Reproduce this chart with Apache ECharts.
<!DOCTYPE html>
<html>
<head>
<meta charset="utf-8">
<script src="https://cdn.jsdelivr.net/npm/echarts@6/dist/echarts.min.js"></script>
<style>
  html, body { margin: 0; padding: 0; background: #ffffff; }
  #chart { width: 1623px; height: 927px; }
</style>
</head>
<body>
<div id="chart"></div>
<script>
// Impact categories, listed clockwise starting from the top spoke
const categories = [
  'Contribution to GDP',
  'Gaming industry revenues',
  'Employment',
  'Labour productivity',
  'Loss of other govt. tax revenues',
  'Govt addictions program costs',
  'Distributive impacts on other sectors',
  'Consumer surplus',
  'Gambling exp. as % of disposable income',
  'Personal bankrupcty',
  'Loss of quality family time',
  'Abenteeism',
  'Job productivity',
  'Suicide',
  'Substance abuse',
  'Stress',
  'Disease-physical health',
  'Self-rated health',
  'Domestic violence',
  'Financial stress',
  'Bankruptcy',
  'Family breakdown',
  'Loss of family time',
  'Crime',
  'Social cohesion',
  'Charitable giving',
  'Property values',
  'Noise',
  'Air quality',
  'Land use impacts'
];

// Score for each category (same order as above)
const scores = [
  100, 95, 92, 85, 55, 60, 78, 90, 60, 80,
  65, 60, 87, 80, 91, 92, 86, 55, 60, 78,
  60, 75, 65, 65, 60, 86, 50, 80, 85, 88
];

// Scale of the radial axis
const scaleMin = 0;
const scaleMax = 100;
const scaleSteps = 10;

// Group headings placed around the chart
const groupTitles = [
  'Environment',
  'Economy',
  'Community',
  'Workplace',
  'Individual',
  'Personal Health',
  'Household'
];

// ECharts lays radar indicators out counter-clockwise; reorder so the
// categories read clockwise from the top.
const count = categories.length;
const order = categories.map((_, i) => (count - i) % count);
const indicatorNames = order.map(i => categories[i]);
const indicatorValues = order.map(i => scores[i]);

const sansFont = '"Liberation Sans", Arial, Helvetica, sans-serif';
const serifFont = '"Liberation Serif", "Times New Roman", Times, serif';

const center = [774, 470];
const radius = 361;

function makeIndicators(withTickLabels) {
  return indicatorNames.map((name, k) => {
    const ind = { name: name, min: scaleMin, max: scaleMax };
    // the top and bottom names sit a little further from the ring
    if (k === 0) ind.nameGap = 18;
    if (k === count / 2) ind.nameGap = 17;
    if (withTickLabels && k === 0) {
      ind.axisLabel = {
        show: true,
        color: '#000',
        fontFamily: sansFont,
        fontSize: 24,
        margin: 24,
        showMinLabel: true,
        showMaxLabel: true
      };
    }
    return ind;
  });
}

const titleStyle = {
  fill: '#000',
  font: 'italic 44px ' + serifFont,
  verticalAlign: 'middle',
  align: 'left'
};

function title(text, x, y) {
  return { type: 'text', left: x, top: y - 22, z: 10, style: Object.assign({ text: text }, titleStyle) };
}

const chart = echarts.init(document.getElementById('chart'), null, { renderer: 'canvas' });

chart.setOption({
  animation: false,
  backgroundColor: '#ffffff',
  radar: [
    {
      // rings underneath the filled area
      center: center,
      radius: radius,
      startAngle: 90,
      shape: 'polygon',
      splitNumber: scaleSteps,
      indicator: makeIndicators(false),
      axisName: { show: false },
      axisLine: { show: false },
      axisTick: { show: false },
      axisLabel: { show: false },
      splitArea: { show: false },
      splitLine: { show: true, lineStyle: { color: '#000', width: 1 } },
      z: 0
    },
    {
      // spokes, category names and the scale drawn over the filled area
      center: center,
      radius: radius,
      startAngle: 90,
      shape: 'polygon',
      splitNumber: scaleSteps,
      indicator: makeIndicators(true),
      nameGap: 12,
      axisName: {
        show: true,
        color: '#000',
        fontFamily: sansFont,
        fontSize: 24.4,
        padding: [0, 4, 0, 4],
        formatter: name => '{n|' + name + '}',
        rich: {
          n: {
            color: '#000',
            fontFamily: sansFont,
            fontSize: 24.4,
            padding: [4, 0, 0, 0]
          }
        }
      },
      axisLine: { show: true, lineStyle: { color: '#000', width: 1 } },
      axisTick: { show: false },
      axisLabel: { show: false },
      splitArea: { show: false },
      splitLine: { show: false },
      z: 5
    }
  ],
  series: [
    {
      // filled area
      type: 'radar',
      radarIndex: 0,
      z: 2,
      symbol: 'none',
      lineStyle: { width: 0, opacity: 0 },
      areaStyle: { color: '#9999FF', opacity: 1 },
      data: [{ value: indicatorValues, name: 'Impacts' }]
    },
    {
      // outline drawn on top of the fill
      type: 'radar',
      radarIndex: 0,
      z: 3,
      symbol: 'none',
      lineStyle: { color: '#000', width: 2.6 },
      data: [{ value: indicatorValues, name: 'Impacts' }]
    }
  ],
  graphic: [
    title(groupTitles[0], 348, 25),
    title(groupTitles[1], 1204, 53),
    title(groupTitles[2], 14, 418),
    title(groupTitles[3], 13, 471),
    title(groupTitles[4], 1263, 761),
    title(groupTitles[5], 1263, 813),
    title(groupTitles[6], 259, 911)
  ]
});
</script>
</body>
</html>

++++

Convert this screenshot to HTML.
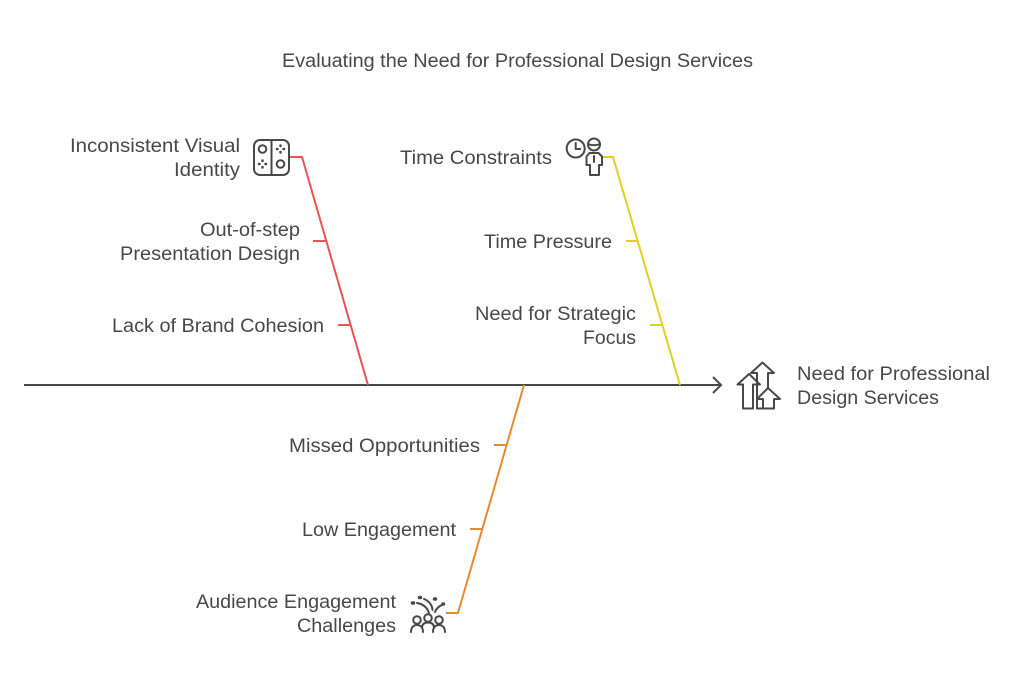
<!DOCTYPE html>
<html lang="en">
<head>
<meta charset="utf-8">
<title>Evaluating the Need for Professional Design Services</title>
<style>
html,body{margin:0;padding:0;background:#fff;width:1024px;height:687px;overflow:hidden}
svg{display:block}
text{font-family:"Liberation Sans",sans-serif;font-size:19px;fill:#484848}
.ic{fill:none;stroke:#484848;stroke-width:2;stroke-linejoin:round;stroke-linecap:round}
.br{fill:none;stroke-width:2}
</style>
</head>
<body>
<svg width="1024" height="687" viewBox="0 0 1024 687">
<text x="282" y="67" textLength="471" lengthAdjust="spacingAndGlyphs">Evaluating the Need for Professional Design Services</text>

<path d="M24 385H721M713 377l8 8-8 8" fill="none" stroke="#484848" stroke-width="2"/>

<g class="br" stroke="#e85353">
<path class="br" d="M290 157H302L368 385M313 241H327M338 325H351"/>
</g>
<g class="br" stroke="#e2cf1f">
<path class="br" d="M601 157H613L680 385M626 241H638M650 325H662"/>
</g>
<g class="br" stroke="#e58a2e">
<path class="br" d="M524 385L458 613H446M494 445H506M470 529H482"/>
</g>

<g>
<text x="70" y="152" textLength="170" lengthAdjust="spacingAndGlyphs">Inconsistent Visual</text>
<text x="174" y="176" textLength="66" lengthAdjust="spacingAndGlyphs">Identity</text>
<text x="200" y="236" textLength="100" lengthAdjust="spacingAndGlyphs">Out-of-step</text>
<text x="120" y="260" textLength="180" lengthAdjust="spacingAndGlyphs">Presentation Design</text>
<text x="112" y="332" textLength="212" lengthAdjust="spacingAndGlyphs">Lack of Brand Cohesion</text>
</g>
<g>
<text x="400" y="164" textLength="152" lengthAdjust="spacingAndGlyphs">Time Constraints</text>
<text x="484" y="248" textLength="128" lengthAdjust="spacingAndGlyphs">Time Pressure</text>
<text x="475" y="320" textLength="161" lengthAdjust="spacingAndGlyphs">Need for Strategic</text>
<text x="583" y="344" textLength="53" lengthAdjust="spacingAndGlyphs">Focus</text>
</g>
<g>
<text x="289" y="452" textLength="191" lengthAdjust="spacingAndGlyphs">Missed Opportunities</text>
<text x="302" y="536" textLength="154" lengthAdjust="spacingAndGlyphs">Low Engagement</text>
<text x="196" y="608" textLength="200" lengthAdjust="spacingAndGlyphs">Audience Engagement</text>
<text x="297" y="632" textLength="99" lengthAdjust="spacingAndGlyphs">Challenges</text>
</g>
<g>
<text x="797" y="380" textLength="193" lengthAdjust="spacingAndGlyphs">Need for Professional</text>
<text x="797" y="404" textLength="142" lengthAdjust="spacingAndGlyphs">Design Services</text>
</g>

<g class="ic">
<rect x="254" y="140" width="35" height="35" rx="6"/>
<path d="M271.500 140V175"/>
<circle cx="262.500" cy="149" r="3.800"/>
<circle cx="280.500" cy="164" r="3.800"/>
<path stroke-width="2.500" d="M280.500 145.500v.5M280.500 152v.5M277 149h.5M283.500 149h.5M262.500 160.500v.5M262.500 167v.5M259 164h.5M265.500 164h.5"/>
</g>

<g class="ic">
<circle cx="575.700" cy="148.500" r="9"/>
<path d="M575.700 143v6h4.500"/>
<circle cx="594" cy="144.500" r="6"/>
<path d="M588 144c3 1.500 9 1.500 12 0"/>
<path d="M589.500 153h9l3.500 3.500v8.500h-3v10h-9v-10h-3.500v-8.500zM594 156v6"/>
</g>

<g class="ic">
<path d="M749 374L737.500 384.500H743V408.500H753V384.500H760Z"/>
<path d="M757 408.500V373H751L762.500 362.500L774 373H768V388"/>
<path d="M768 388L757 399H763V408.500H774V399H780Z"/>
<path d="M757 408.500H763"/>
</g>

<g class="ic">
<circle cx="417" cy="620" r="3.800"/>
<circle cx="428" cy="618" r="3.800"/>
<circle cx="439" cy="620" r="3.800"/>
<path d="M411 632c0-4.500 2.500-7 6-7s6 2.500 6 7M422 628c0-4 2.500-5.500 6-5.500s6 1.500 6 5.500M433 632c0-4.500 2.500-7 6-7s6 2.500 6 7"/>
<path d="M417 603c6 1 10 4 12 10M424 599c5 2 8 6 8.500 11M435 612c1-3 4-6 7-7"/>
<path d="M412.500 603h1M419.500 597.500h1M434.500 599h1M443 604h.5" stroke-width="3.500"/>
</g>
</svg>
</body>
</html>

++++

# YOUR INSTRUCTIONS
Exactly and only the lines from the line that contains "Reproduce this chart with Apache ECharts." through the line that contains "const radius = 361;" are to be repeated as they stand.

# RESPONSE TO THIS TASK
Reproduce this chart with Apache ECharts.
<!DOCTYPE html>
<html>
<head>
<meta charset="utf-8">
<script src="https://cdn.jsdelivr.net/npm/echarts@6/dist/echarts.min.js"></script>
<style>
  html, body { margin: 0; padding: 0; background: #ffffff; }
  #chart { width: 1623px; height: 927px; }
</style>
</head>
<body>
<div id="chart"></div>
<script>
// Impact categories, listed clockwise starting from the top spoke
const categories = [
  'Contribution to GDP',
  'Gaming industry revenues',
  'Employment',
  'Labour productivity',
  'Loss of other govt. tax revenues',
  'Govt addictions program costs',
  'Distributive impacts on other sectors',
  'Consumer surplus',
  'Gambling exp. as % of disposable income',
  'Personal bankrupcty',
  'Loss of quality family time',
  'Abenteeism',
  'Job productivity',
  'Suicide',
  'Substance abuse',
  'Stress',
  'Disease-physical health',
  'Self-rated health',
  'Domestic violence',
  'Financial stress',
  'Bankruptcy',
  'Family breakdown',
  'Loss of family time',
  'Crime',
  'Social cohesion',
  'Charitable giving',
  'Property values',
  'Noise',
  'Air quality',
  'Land use impacts'
];

// Score for each category (same order as above)
const scores = [
  100, 95, 92, 85, 55, 60, 78, 90, 60, 80,
  65, 60, 87, 80, 91, 92, 86, 55, 60, 78,
  60, 75, 65, 65, 60, 86, 50, 80, 85, 88
];

// Scale of the radial axis
const scaleMin = 0;
const scaleMax = 100;
const scaleSteps = 10;

// Group headings placed around the chart
const groupTitles = [
  'Environment',
  'Economy',
  'Community',
  'Workplace',
  'Individual',
  'Personal Health',
  'Household'
];

// ECharts lays radar indicators out counter-clockwise; reorder so the
// categories read clockwise from the top.
const count = categories.length;
const order = categories.map((_, i) => (count - i) % count);
const indicatorNames = order.map(i => categories[i]);
const indicatorValues = order.map(i => scores[i]);

const sansFont = '"Liberation Sans", Arial, Helvetica, sans-serif';
const serifFont = '"Liberation Serif", "Times New Roman", Times, serif';

const center = [774, 470];
const radius = 361;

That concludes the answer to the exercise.